The authors also demonstrate that as model size increases, prompt tuning becomes more competitive with model tuning. They use the T5 model to conduct ablations on model size and show that prompt tuning “closes the gap” and matches the performance of model tuning when models exceed billions of parameters. This is significant because large models are costly to share and serve, and the ability to reuse one frozen model for multiple downstream tasks can alleviate this burden.

Prompt tuning is presented as a simplification of the recently proposed “prefix tuning.” While prefix tuning involves freezing the model parameters and backpropagating the error to prefix activations, prompt tuning only allows for the tuning of prompt parameters. The authors compare prompt tuning to other similar approaches, such as manual prompt design and non-differentiable search methods, and show that prompt tuning is more effective.

The authors also investigate the benefits of conditioning a frozen model with soft prompts, including improved robustness to domain transfer and efficient prompt ensembling.
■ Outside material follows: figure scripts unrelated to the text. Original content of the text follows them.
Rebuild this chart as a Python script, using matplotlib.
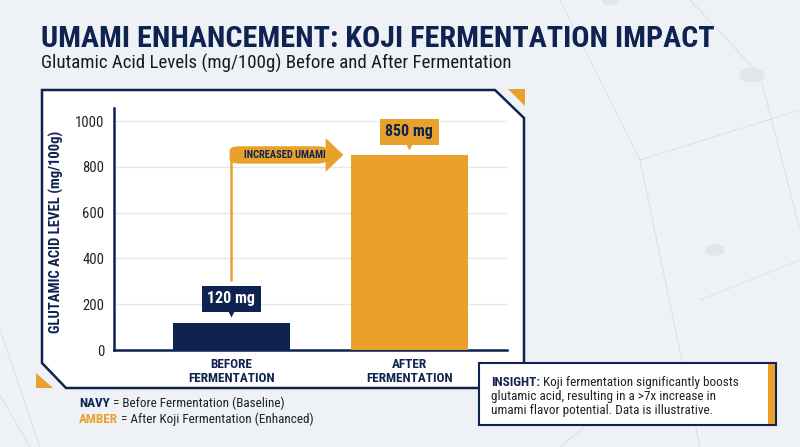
import numpy as np
import matplotlib
matplotlib.use("Agg")
import matplotlib.pyplot as plt
from matplotlib import font_manager
from matplotlib.patches import Polygon, FancyBboxPatch, Rectangle
from matplotlib.lines import Line2D
import matplotlib.transforms as mtransforms

# datos
categorias = ["BEFORE\nFERMENTATION", "AFTER\nFERMENTATION"]
valores = [120, 850]
etiquetas = ["120 mg", "850 mg"]
ticks_y = [0, 200, 400, 600, 800, 1000]

NAVY = "#0f2350"
AMBER = "#e9a12b"
FONDO = "#eef1f5"
TEXTO = "#222222"
W, H = 800, 447

# fuente estrecha si existe
instaladas = {f.name for f in font_manager.fontManager.ttflist}
candidatas = ["Liberation Sans Narrow", "DejaVu Sans Condensed", "Roboto Condensed",
              "Open Sans Condensed", "Noto Sans Condensed", "Roboto", "Liberation Sans"]
fuente = next((c for c in candidatas if c in instaladas), "DejaVu Sans")
plt.rcParams["font.family"] = [fuente, "DejaVu Sans"]

fig = plt.figure(figsize=(8, 4.47), dpi=100, facecolor=FONDO)
renderer = fig.canvas.get_renderer()


# pixel (desde arriba) -> fraccion de figura
def px(x, y):
    return (x / W, 1 - y / H)


def ancho(t):
    return t.get_window_extent(renderer=renderer).width


def texto(x, y, s, size, max_w=None, ajustar=False, **kw):
    t = fig.text(x / W, 1 - y / H, s, fontsize=size, va="baseline", **kw)
    if max_w is not None:
        w = ancho(t)
        if w > max_w or ajustar:
            t.set_fontsize(size * max_w / w)
    return t


def cadena(x, y, partes, size, max_w):
    # textos seguidos en la misma linea
    ts = []
    for s, kw in partes:
        t = fig.text(x / W, 1 - y / H, s, fontsize=size, va="baseline", **kw)
        ts.append(t)
    total = sum(ancho(t) for t in ts)
    if total > max_w:
        size = size * max_w / total
        for t in ts:
            t.set_fontsize(size)
    cx = x
    for t in ts:
        t.set_x(cx / W)
        cx += ancho(t)
    return ts


# fondo de red tenue
for (x0, y0, x1, y1) in [(560, 0, 640, 160), (640, 160, 800, 110), (640, 160, 700, 447),
                         (690, 0, 760, 75), (760, 75, 800, 230), (700, 300, 800, 260),
                         (0, 330, 40, 447), (0, 395, 30, 447), (560, 447, 640, 380)]:
    fig.add_artist(Line2D([x0 / W, x1 / W], [1 - y0 / H, 1 - y1 / H],
                          color="#dde1e7", lw=0.8, zorder=0))
for (cx, cy, r) in [(752, 75, 12), (715, 250, 9), (610, 0, 8)]:
    fig.add_artist(plt.Circle(px(cx, cy), r / W, color="#e2e6eb", zorder=0,
                              transform=fig.transFigure))

# titulos
texto(41, 47, "UMAMI ENHANCEMENT: KOJI FERMENTATION IMPACT", 21, max_w=672, ajustar=True,
      fontweight="bold", color=NAVY)
texto(41, 69, "Glutamic Acid Levels (mg/100g) Before and After Fermentation", 12,
      max_w=469, ajustar=True, color="#1a1a1a")

# panel blanco con esquinas cortadas
panel = [px(42, 90), px(495, 90), px(524, 118), px(524, 388), px(66, 388), px(42, 363)]
fig.add_artist(Polygon(panel, closed=True, facecolor="white", edgecolor=NAVY,
                       lw=1.8, transform=fig.transFigure, zorder=1))
fig.add_artist(Polygon([px(508, 89), px(525, 89), px(525, 106)], closed=True,
                       facecolor=AMBER, edgecolor="none", transform=fig.transFigure, zorder=1))
fig.add_artist(Polygon([px(36, 373), px(36, 388), px(53, 388)], closed=True,
                       facecolor=AMBER, edgecolor="none", transform=fig.transFigure, zorder=1))

# ejes
ax = fig.add_axes([114 / W, 1 - 350 / H, 393 / W, 242 / H], zorder=2)
ax.set_facecolor("none")
x = np.arange(len(valores))
ax.bar(x, valores, width=0.66, color=[NAVY, AMBER], zorder=3)
ax.set_xlim(-0.66, 1.55)
ax.set_ylim(0, 1057)
ax.set_yticks(ticks_y)
ax.set_yticklabels([str(t) for t in ticks_y], fontsize=10.5, color=TEXTO)
ax.set_xticks(x)
ax.set_xticklabels(categorias, fontsize=9.5, fontweight="bold", color=NAVY, linespacing=1.05)
ax.tick_params(length=0, pad=7)
ax.tick_params(axis="x", pad=6)
ax.grid(axis="y", color="#e4e7eb", lw=1, zorder=0)
for s in ["top", "right"]:
    ax.spines[s].set_visible(False)
for s in ["left", "bottom"]:
    ax.spines[s].set_color(NAVY)
    ax.spines[s].set_linewidth(1.8)
ylab = ax.set_ylabel("GLUTAMIC ACID LEVEL (mg/100g)", fontsize=10.5, fontweight="bold",
                     color=NAVY)
ax.yaxis.set_label_coords(-(114 - 64) / 393, (350 - 232) / 242)
h = ylab.get_window_extent(renderer=renderer).height
if h > 207:
    ylab.set_fontsize(10.5 * 207 / h)

# etiquetas de valor con puntero
for xi, v, txt, col, tcol in zip(x, valores, etiquetas, [NAVY, AMBER], ["white", NAVY]):
    ax.annotate(txt, (xi, v), xytext=(0, 17), textcoords="offset points",
                ha="center", va="center", fontsize=11.5, fontweight="bold", color=tcol,
                bbox=dict(boxstyle="square,pad=0.35", fc=col, ec="none"), zorder=5)
    tr = mtransforms.offset_copy(ax.transData, fig=fig, x=0, y=7.5, units="points")
    ax.plot([xi], [v], marker="v", ms=7, color=col, mec="none", transform=tr, zorder=5)

# flecha "INCREASED UMAMI"
y_band = 852
band_h = 76
ax.plot([0, 0], [valores[0] + 180, y_band], color=AMBER, lw=1.8, zorder=4,
        solid_capstyle="butt")
ax.add_patch(FancyBboxPatch((-0.01, y_band - band_h / 2), 0.55, band_h,
                            boxstyle="round,pad=0,rounding_size=0.06",
                            mutation_aspect=300, fc=AMBER, ec="none", zorder=4))
ax.add_patch(Polygon([(0.53, y_band + 74), (0.63, y_band), (0.53, y_band - 74)],
                     closed=True, fc=AMBER, ec="none", zorder=4))
t_arr = ax.text(0.30, y_band, "INCREASED UMAMI", ha="center", va="center", fontsize=7.5,
                fontweight="bold", color=NAVY, zorder=5)
wa = ancho(t_arr)
if wa > 84:
    t_arr.set_fontsize(7.5 * 84 / wa)

# leyenda de texto
cadena(79, 407, [("NAVY", dict(fontweight="bold", color=NAVY)),
                 (" = Before Fermentation (Baseline)", dict(color=TEXTO))], 9.5, 214)
cadena(79, 423, [("AMBER", dict(fontweight="bold", color=AMBER)),
                 (" = After Koji Fermentation (Enhanced)", dict(color=TEXTO))], 9.5, 245)

# caja de insight
fig.add_artist(Rectangle(px(479, 425), 297 / W, 62 / H, transform=fig.transFigure,
                         fc="white", ec=NAVY, lw=1.5, zorder=6))
fig.add_artist(Rectangle(px(768, 424), 7 / W, 60 / H, transform=fig.transFigure,
                         fc=AMBER, ec="none", zorder=7))
cadena(491, 386, [("INSIGHT:", dict(fontweight="bold", color=NAVY, zorder=8)),
                  (" Koji fermentation significantly boosts", dict(color=TEXTO, zorder=8))],
       9.5, 265)
texto(491, 400, "glutamic acid, resulting in a >7x increase in", 9.5, max_w=247,
      color=TEXTO, zorder=8)
texto(491, 414, "umami flavor potential. Data is illustrative.", 9.5, max_w=246,
      color=TEXTO, zorder=8)

fig.savefig("out.png", dpi=100, facecolor=FONDO)
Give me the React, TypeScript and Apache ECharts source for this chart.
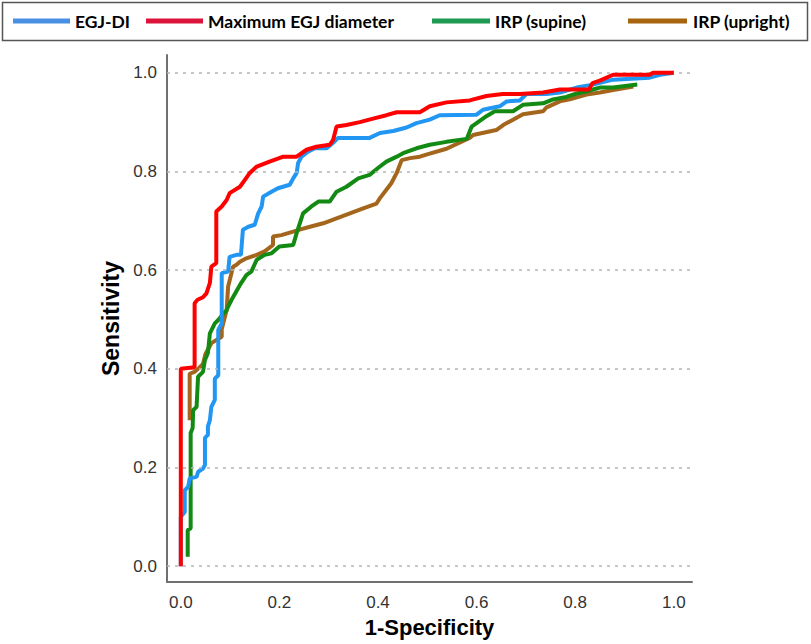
import React, { useEffect, useRef } from "react";
import * as echarts from "echarts";

const seriesNames = ["EGJ-DI", "Maximum EGJ diameter", "IRP (supine)", "IRP (upright)"];
const tickValues = [0, 0.2, 0.4, 0.6, 0.8, 1.0];

const egjDi: number[][] = [
  [0, 0], [0, 0.1], [0.008, 0.11], [0.008, 0.154], [0.015, 0.161], [0.018, 0.178], [0.032, 0.181],
  [0.035, 0.191], [0.045, 0.198], [0.049, 0.205], [0.049, 0.26], [0.055, 0.266], [0.055, 0.283],
  [0.059, 0.296], [0.062, 0.323], [0.069, 0.337], [0.069, 0.38], [0.076, 0.387], [0.076, 0.479],
  [0.083, 0.492], [0.083, 0.594], [0.096, 0.597], [0.099, 0.627], [0.113, 0.631], [0.122, 0.631],
  [0.126, 0.682], [0.137, 0.688], [0.15, 0.692], [0.157, 0.715], [0.164, 0.729], [0.167, 0.749],
  [0.184, 0.759], [0.197, 0.766], [0.221, 0.773], [0.228, 0.786], [0.235, 0.797], [0.238, 0.817],
  [0.245, 0.83], [0.258, 0.84], [0.272, 0.847], [0.296, 0.847], [0.309, 0.858], [0.319, 0.868],
  [0.383, 0.868], [0.404, 0.878], [0.431, 0.882], [0.458, 0.889], [0.478, 0.898], [0.505, 0.905],
  [0.525, 0.914], [0.6, 0.915], [0.613, 0.925], [0.647, 0.932], [0.661, 0.942], [0.688, 0.944],
  [0.701, 0.957], [0.742, 0.957], [0.769, 0.96], [0.803, 0.97], [0.836, 0.976], [0.877, 0.986],
  [0.951, 0.99], [0.972, 0.996], [1, 1],
];

const maxDiameter: number[][] = [
  [0, 0], [0, 0.4], [0.028, 0.403], [0.028, 0.533], [0.034, 0.54], [0.045, 0.545], [0.052, 0.553],
  [0.059, 0.574], [0.062, 0.607], [0.072, 0.614], [0.072, 0.719], [0.083, 0.729], [0.093, 0.742],
  [0.099, 0.756], [0.12, 0.769], [0.13, 0.783], [0.14, 0.797], [0.154, 0.81], [0.18, 0.82],
  [0.208, 0.83], [0.235, 0.83], [0.255, 0.844], [0.275, 0.85], [0.302, 0.854], [0.309, 0.864],
  [0.316, 0.891], [0.336, 0.894], [0.363, 0.9], [0.39, 0.907], [0.417, 0.914], [0.438, 0.92],
  [0.485, 0.92], [0.505, 0.932], [0.539, 0.94], [0.586, 0.944], [0.62, 0.953], [0.653, 0.957],
  [0.688, 0.957], [0.735, 0.96], [0.769, 0.966], [0.828, 0.966], [0.835, 0.979], [0.85, 0.984],
  [0.877, 0.996], [0.951, 0.996], [0.958, 1.0], [1, 1],
];

const irpSupine: number[][] = [
  [0.014, 0.019], [0.014, 0.073], [0.02, 0.077], [0.02, 0.27], [0.024, 0.28], [0.025, 0.316],
  [0.032, 0.323], [0.035, 0.384], [0.045, 0.394], [0.049, 0.418], [0.055, 0.432], [0.059, 0.472],
  [0.069, 0.492], [0.076, 0.499], [0.085, 0.51], [0.093, 0.519], [0.096, 0.526], [0.103, 0.54],
  [0.12, 0.57], [0.133, 0.59], [0.143, 0.597], [0.154, 0.621], [0.17, 0.631], [0.184, 0.634],
  [0.2, 0.648], [0.228, 0.651], [0.235, 0.675], [0.248, 0.715], [0.265, 0.729], [0.279, 0.739],
  [0.302, 0.739], [0.316, 0.759], [0.336, 0.769], [0.36, 0.786], [0.383, 0.793], [0.4, 0.807],
  [0.417, 0.82], [0.438, 0.83], [0.451, 0.837], [0.478, 0.847], [0.505, 0.854], [0.539, 0.86],
  [0.58, 0.866], [0.59, 0.891], [0.6, 0.898], [0.62, 0.912], [0.637, 0.922], [0.674, 0.922],
  [0.694, 0.935], [0.735, 0.938], [0.755, 0.946], [0.782, 0.951], [0.803, 0.958], [0.823, 0.962],
  [0.836, 0.966], [0.85, 0.97], [0.877, 0.97], [0.926, 0.976],
];

const irpUpright: number[][] = [
  [0.018, 0.296], [0.018, 0.39], [0.028, 0.394], [0.035, 0.4], [0.045, 0.41], [0.05, 0.43],
  [0.062, 0.452], [0.083, 0.465], [0.083, 0.48], [0.093, 0.519], [0.096, 0.567], [0.106, 0.607],
  [0.113, 0.611], [0.12, 0.617], [0.133, 0.624], [0.154, 0.631], [0.17, 0.638], [0.187, 0.651],
  [0.187, 0.668], [0.204, 0.671], [0.228, 0.678], [0.241, 0.682], [0.262, 0.688], [0.289, 0.695],
  [0.316, 0.705], [0.343, 0.715], [0.37, 0.725], [0.397, 0.735], [0.404, 0.746], [0.417, 0.763],
  [0.427, 0.776], [0.438, 0.797], [0.448, 0.823], [0.465, 0.827], [0.485, 0.83], [0.498, 0.834],
  [0.539, 0.846], [0.586, 0.868], [0.593, 0.874], [0.64, 0.884], [0.654, 0.894], [0.674, 0.905],
  [0.694, 0.916], [0.735, 0.922], [0.742, 0.93], [0.769, 0.942], [0.789, 0.946], [0.823, 0.956],
  [0.85, 0.96], [0.877, 0.965], [0.918, 0.972],
];

const lineColors = ["#2196f3", "#ff0000", "#138a13", "#a3661c"];
const legendColors = ["#4a90e2", "#dc143c", "#1f9a52", "#a8650f"];

export default function App() {
  const ref = useRef<HTMLDivElement>(null);

  useEffect(() => {
    if (!ref.current) return;
    const chart = echarts.init(ref.current, null, { renderer: "svg" });

    const legendItems = [
      { name: seriesNames[0], x1: 13, x2: 70, tx: 75 },
      { name: seriesNames[1], x1: 146, x2: 203, tx: 208 },
      { name: seriesNames[2], x1: 432, x2: 490, tx: 495 },
      { name: seriesNames[3], x1: 628, x2: 687, tx: 693 },
    ];

    const graphics: any[] = [
      {
        type: "rect",
        shape: { x: 2.5, y: 2.5, width: 805, height: 38 },
        style: { fill: "#ffffff", stroke: "#555555", lineWidth: 1.5 },
        z: 10,
      },
    ];
    legendItems.forEach((it, i) => {
      graphics.push({
        type: "line",
        shape: { x1: it.x1, y1: 21, x2: it.x2, y2: 21 },
        style: { stroke: legendColors[i], lineWidth: 5 },
        z: 11,
      });
      graphics.push({
        type: "text",
        x: it.tx,
        y: 21,
        style: {
          text: it.name,
          fill: "#000000",
          font: "bold 17.5px Lato, 'Open Sans', sans-serif",
          textVerticalAlign: "middle",
          verticalAlign: "middle",
        },
        z: 11,
      });
    });

    const mkSeries = (name: string, data: number[][], color: string, z: number) => ({
      name,
      type: "line",
      data,
      showSymbol: false,
      symbol: "none",
      z,
      lineStyle: { color, width: 4 },
      itemStyle: { color },
    });

    chart.setOption({
      animation: false,
      backgroundColor: "#ffffff",
      grid: { left: 167, right: 119, top: 55, bottom: 62, containLabel: false },
      xAxis: {
        type: "value",
        min: -0.028,
        max: 1.037,
        name: "1-Specificity",
        nameLocation: "middle",
        nameGap: 34,
        nameTextStyle: {
          fontFamily: "'Liberation Sans', Arial, sans-serif",
          fontWeight: "bold",
          fontSize: 22,
          color: "#000000",
        },
        axisLine: { show: true, onZero: false, lineStyle: { color: "#707070", width: 2 } },
        axisTick: { show: false },
        splitLine: { show: false },
        axisLabel: {
          customValues: tickValues,
          formatter: (v: number) => v.toFixed(1),
          fontFamily: "'Liberation Sans', Arial, sans-serif",
          fontSize: 17,
          color: "#333333",
          margin: 12,
        },
      },
      yAxis: {
        type: "value",
        min: -0.032,
        max: 1.036,
        name: "Sensitivity",
        nameLocation: "middle",
        nameGap: 42,
        nameRotate: 90,
        nameTextStyle: {
          fontFamily: "'Liberation Sans', Arial, sans-serif",
          fontWeight: "bold",
          fontSize: 23,
          color: "#000000",
        },
        axisLine: { show: true, onZero: false, lineStyle: { color: "#707070", width: 2 } },
        axisTick: { show: false },
        splitLine: { show: false },
        axisLabel: {
          customValues: tickValues,
          formatter: (v: number) => v.toFixed(1),
          fontFamily: "'Liberation Sans', Arial, sans-serif",
          fontSize: 17,
          color: "#333333",
          margin: 10,
        },
      },
      series: [
        {
          name: "grid",
          type: "line",
          data: [],
          silent: true,
          markLine: {
            silent: true,
            symbol: "none",
            label: { show: false },
            lineStyle: { color: "#b4b4b4", type: [3, 5], width: 1.5 },
            data: tickValues.map((v) => ({ yAxis: v })),
          },
          z: 1,
        },
        mkSeries(seriesNames[3], irpUpright, lineColors[3], 2),
        mkSeries(seriesNames[2], irpSupine, lineColors[2], 3),
        mkSeries(seriesNames[0], egjDi, lineColors[0], 4),
        mkSeries(seriesNames[1], maxDiameter, lineColors[1], 5),
      ],
      graphic: graphics,
    });

    return () => chart.dispose();
  }, []);

  return <div ref={ref} style={{ width: 811, height: 644, position: "absolute", left: 0, top: 0 }} />;
}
They demonstrate that prompt tuning outperforms model tuning on zero-shot domain transfer tasks, where the distribution of inputs differs between training and evaluation. They also show that ensembling multiple prompt adaptations of a pre-trained language model is more efficient than ensembling multiple tuned models.

In terms of interpretability, the authors examine the learned soft prompts and find that the nearest neighbors to the prompt tokens form semantic clusters. They also observe that when initializing the prompts with class labels, the labels often persist through training, suggesting that the model learns to store the expected output classes in the prompts. However, when examining longer prompts, the authors find that there may be excess capacity or difficulty in localizing information to specific positions.

In conclusion, prompt tuning is presented as a competitive technique for adapting frozen pre-trained language models to downstream tasks. It offers the benefits of reduced storage and serving costs, efficient multi-task serving, and improved generalization to new domains. The authors believe that separating task-defining parameters from general language-modeling parameters opens up new research opportunities in the field.